Slate: All The Mistakes Mueller Made In Declining to Prosecute Donald Trump Jr.

Robert Mueller let Donald Trump Jr. off the hook too easily for potential campaign finance violations that arose from the June 2016 meeting in Trump Tower with Russian operatives. Mueller’s questionable exercise of prosecutorial discretion is bad news for how campaigns and foreign entities might conduct themselves in the run-up to the 2020 elections.   

DIRECT LINK TO RICHARD L HANSEN’S PIECE ON SLATE

Like many others, I am still poring over Mueller’s 448-page partially redacted report. My initial general impression of Volume 1—the part dealing with Russian interference in the 2016 elections and the connections between Trump—is that Mueller and his team did a thorough and fair job in investigating what happened and in describing the facts. But on the potential campaign finance violations, Mueller fell short in numerous ways.

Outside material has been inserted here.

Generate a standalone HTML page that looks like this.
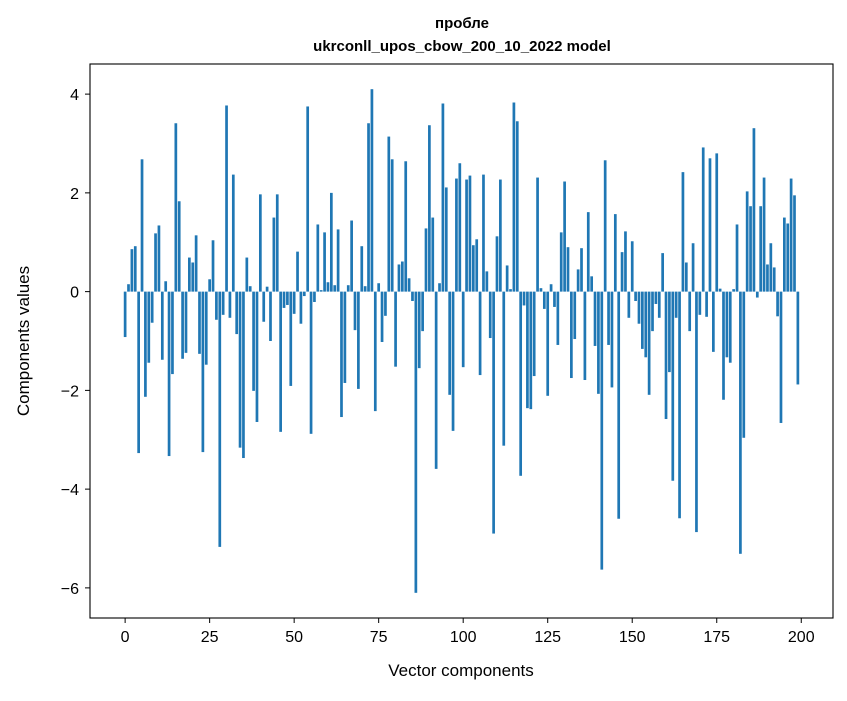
<!DOCTYPE html>
<html><head><meta charset="utf-8"><style>
html,body{margin:0;padding:0;background:#fff;}
svg text{font-family:"Liberation Sans","DejaVu Sans",sans-serif;}
</style></head><body>
<svg id="chart" width="847" height="696" xmlns="http://www.w3.org/2000/svg">
<rect width="847" height="696" fill="#fff"/>
<text x="462" y="28" text-anchor="middle" font-size="15" font-weight="bold">пробле</text>
<text x="462" y="51" text-anchor="middle" font-size="15" font-weight="bold">ukrconll_upos_cbow_200_10_2022 model</text>
<g id="bars"></g>
<g id="axes"></g>
<text x="461" y="676" text-anchor="middle" font-size="17">Vector components</text>
<text transform="translate(29,341) rotate(-90)" text-anchor="middle" font-size="17">Components values</text>
</svg>
<script>
const values = [-0.92,0.15,0.86,0.92,-3.27,2.68,-2.13,-1.44,-0.63,1.18,
1.34,-1.38,0.21,-3.33,-1.67,3.41,1.83,-1.36,-1.24,0.69,
0.59,1.14,-1.26,-3.25,-1.48,0.25,1.04,-0.57,-5.17,-0.47,
3.77,-0.53,2.37,-0.86,-3.16,-3.37,0.69,0.11,-2.01,-2.64,
1.97,-0.61,0.1,-1.0,1.5,1.97,-2.84,-0.33,-0.27,-1.91,
-0.45,0.81,-0.65,-0.09,3.75,-2.88,-0.21,1.36,0.03,1.2,
0.19,2.0,0.13,1.26,-2.54,-1.85,0.13,1.44,-0.78,-1.97,
0.92,0.11,3.41,4.1,-2.42,0.17,-1.02,-0.49,3.14,2.68,
-1.52,0.55,0.61,2.64,0.27,-0.19,-6.1,-1.55,-0.8,1.28,
3.37,1.5,-3.59,0.17,3.81,2.11,-2.09,-2.82,2.29,2.6,
-1.53,2.27,2.35,0.94,1.06,-1.69,2.37,0.41,-0.94,-4.9,
1.12,2.27,-3.12,0.53,0.05,3.83,3.45,-3.73,-0.28,-2.36,
-2.38,-1.71,2.31,0.07,-0.35,-2.11,0.15,-0.31,-1.08,1.2,
2.23,0.9,-1.75,-0.96,0.45,0.88,-1.79,1.61,0.31,-1.1,
-2.07,-5.63,2.66,-1.08,-1.94,1.57,-4.6,0.8,1.22,-0.53,
1.02,-0.19,-0.65,-1.16,-1.33,-2.09,-0.8,-0.25,-0.53,0.78,
-2.58,-1.63,-3.83,-0.53,-4.59,2.42,0.59,-0.8,0.98,-4.87,
-0.47,2.92,-0.51,2.7,-1.22,2.8,0.06,-2.19,-1.33,-1.44,
0.05,1.36,-5.31,-2.96,2.03,1.73,3.31,-0.12,1.73,2.31,
0.55,0.98,0.49,-0.5,-2.66,1.5,1.38,2.29,1.95,-1.88];
const xTicks = [0,25,50,75,100,125,150,175,200];
const yTicks = [-6,-4,-2,0,2,4];

const L=90,R=833,T=64,B=618;
const n=values.length;
const xmin=-0.4-(n-0.2)*0.05, xmax=n-1+0.4+(n-0.2)*0.05;
const vmin=Math.min(0,...values), vmax=Math.max(0,...values), vr=vmax-vmin;
const ymin=vmin-vr*0.05, ymax=vmax+vr*0.05;
const sx=v=>L+(v-xmin)/(xmax-xmin)*(R-L);
const sy=v=>T+(ymax-v)/(ymax-ymin)*(B-T);
const NS="http://www.w3.org/2000/svg";
const bars=document.getElementById('bars');
values.forEach((v,i)=>{
  const r=document.createElementNS(NS,'rect');
  
  
  const x0=sx(i-0.4),x1=sx(i+0.4);
  const y0=sy(Math.max(v,0)),y1=sy(Math.min(v,0));
  r.setAttribute('x',x0);r.setAttribute('width',x1-x0);
  r.setAttribute('y',y0);r.setAttribute('height',Math.max(y1-y0,0.01));
  r.setAttribute('fill','#1f77b4');
  bars.appendChild(r);
});
const ax=document.getElementById('axes');
const frame=document.createElementNS(NS,'rect');


frame.setAttribute('x',L);frame.setAttribute('y',T);frame.setAttribute('width',R-L);frame.setAttribute('height',B-T);
frame.setAttribute('fill','none');frame.setAttribute('stroke','#000');frame.setAttribute('stroke-width','1.1');
ax.appendChild(frame);
xTicks.forEach(t=>{
  const x=sx(t);
  const l=document.createElementNS(NS,'line');
  
  
  l.setAttribute('x1',x);l.setAttribute('x2',x);l.setAttribute('y1',B);l.setAttribute('y2',B+5);l.setAttribute('stroke','#000');
  ax.appendChild(l);
  const tx=document.createElementNS(NS,'text');
  
  
  tx.setAttribute('x',x);tx.setAttribute('y',B+24);tx.setAttribute('text-anchor','middle');tx.setAttribute('font-size','16');
  tx.textContent=t;ax.appendChild(tx);
});
yTicks.forEach(t=>{
  const y=sy(t);
  const l=document.createElementNS(NS,'line');
  
  
  l.setAttribute('x1',L-5);l.setAttribute('x2',L);l.setAttribute('y1',y);l.setAttribute('y2',y);l.setAttribute('stroke','#000');
  ax.appendChild(l);
  const tx=document.createElementNS(NS,'text');
  
  
  tx.setAttribute('x',L-11);tx.setAttribute('y',y+6);tx.setAttribute('text-anchor','end');tx.setAttribute('font-size','16');
  tx.textContent=t<0?'\u2212'+Math.abs(t):t;ax.appendChild(tx);
});
</script>
</body></html>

I have described the circumstances of that Trump Tower meeting before: During the 2016 presidential campaign, the president’s son Donald Trump Jr. got an email from his friend Rob Goldstone stating that the “Crown prosecutor of Russia” had “offered to provide the Trump campaign with some official documents and information that would incriminate Hillary and her dealings with Russia and would be very useful to your father.” This “high level and sensitive information” was being presented as “part of Russia and its government’s support for Mr. Trump.” Trump Jr. replied almost immediately: “If it’s what you say I love it especially later in the summer.” The subsequent meeting, held on June 9, 2016, included Trump Jr.; Trump’s campaign manager, Paul Manafort; the president’s son-in-law Jared Kushner; Goldstone; and a number of Russians connected with the Russian government.

Federal law makes it a potential crime for any person to “solicit” (that is, expressly or impliedly ask for) the contribution of “anything of value” from a foreign citizen. The offer of such opposition research qualifies as something of value for these purposes, a point the special counsel acknowledged based on prior cases and Federal Election Commission rulings.

We now know the special counsel considered whether Trump Jr. and Manafort committed such a crime before ultimately declining to prosecute. We also now know that Mueller made some key errors during that decision-making process.

To begin with, the special counsel’s report says that Trump Jr. “declined to be voluntarily interviewed” about the meeting. The special counsel should have called Trump Jr. before the grand jury, as he did with other witnesses. It seems likely that he declined to do so as not to incur the wrath of the president.

Trump Jr.’s grand jury testimony would have been especially important given one of the key reasons Mueller declined to prosecute the president’s son for this crime: lack of willfulness. In order for a campaign finance violation to constitute a criminal offense (rather than a civil problem handled with fines by the Federal Election Commission), one must act willfully. Willfulness is a question of mental state. Getting Trump Jr. before a grand jury would have been a great way to get at his mental state, because he would have been testifying under the risk of perjury. This was a huge missed opportunity for Mueller.

Mueller made some other questionable choices. While Trump Jr. could have been charged with illegally coordinating with the Russians to make an illegal foreign expenditure, Mueller describes the law defining coordination as too uncertain. In fact, as Common Cause’s Paul S. Ryan explains in this thread, there is both a federal statute and case law defining the term, and Trump Jr.’s conduct seems to fall within it.

Mueller also made the ridiculous argument that it is possible Russian “dirt” on Clinton could have been worth less than $25,000, the threshold to punish Trump Jr.’s cooperation as a felony. Really?

Further, Mueller said that a Trump Jr. prosecution would have raised “First Amendment questions” and “could have implications beyond the foreign-source ban.” To begin with, a First Amendment defense of Trump Jr. is bogus. As I explained in Slate, the main First Amendment argument is that a ban on soliciting foreign political contributions is overly broad and could apply any time a foreign individual gives any information to a political campaign.

But Trump Jr. was a major campaign official meeting with representatives from a foreign government that were offering “dirt” on the campaign’s opponent. As I wrote, “To let someone off the hook who solicited ‘very high level and sensitive information’ from a hostile government because there may be cases in which information from a foreign source does not raise the same danger to our national security and right of self-government is to turn the First Amendment into a tool to kill American democracy.”

Further, even if Mueller believed there were First Amendment questions in play, he should have left that for the courts to decide given the strong national security interests at stake here. Mueller offered no First Amendment argument in his report. He merely flagged the issue and never provided any analysis to back up the First Amendment claim.

I’m afraid that this flagging of the issue does more harm than good. Mueller has now given campaigns credible reason to believe they can accept help from foreign governments because they may have a constitutional right to do so. That’s even more troubling for what it says about 2020 than what it says about 2016.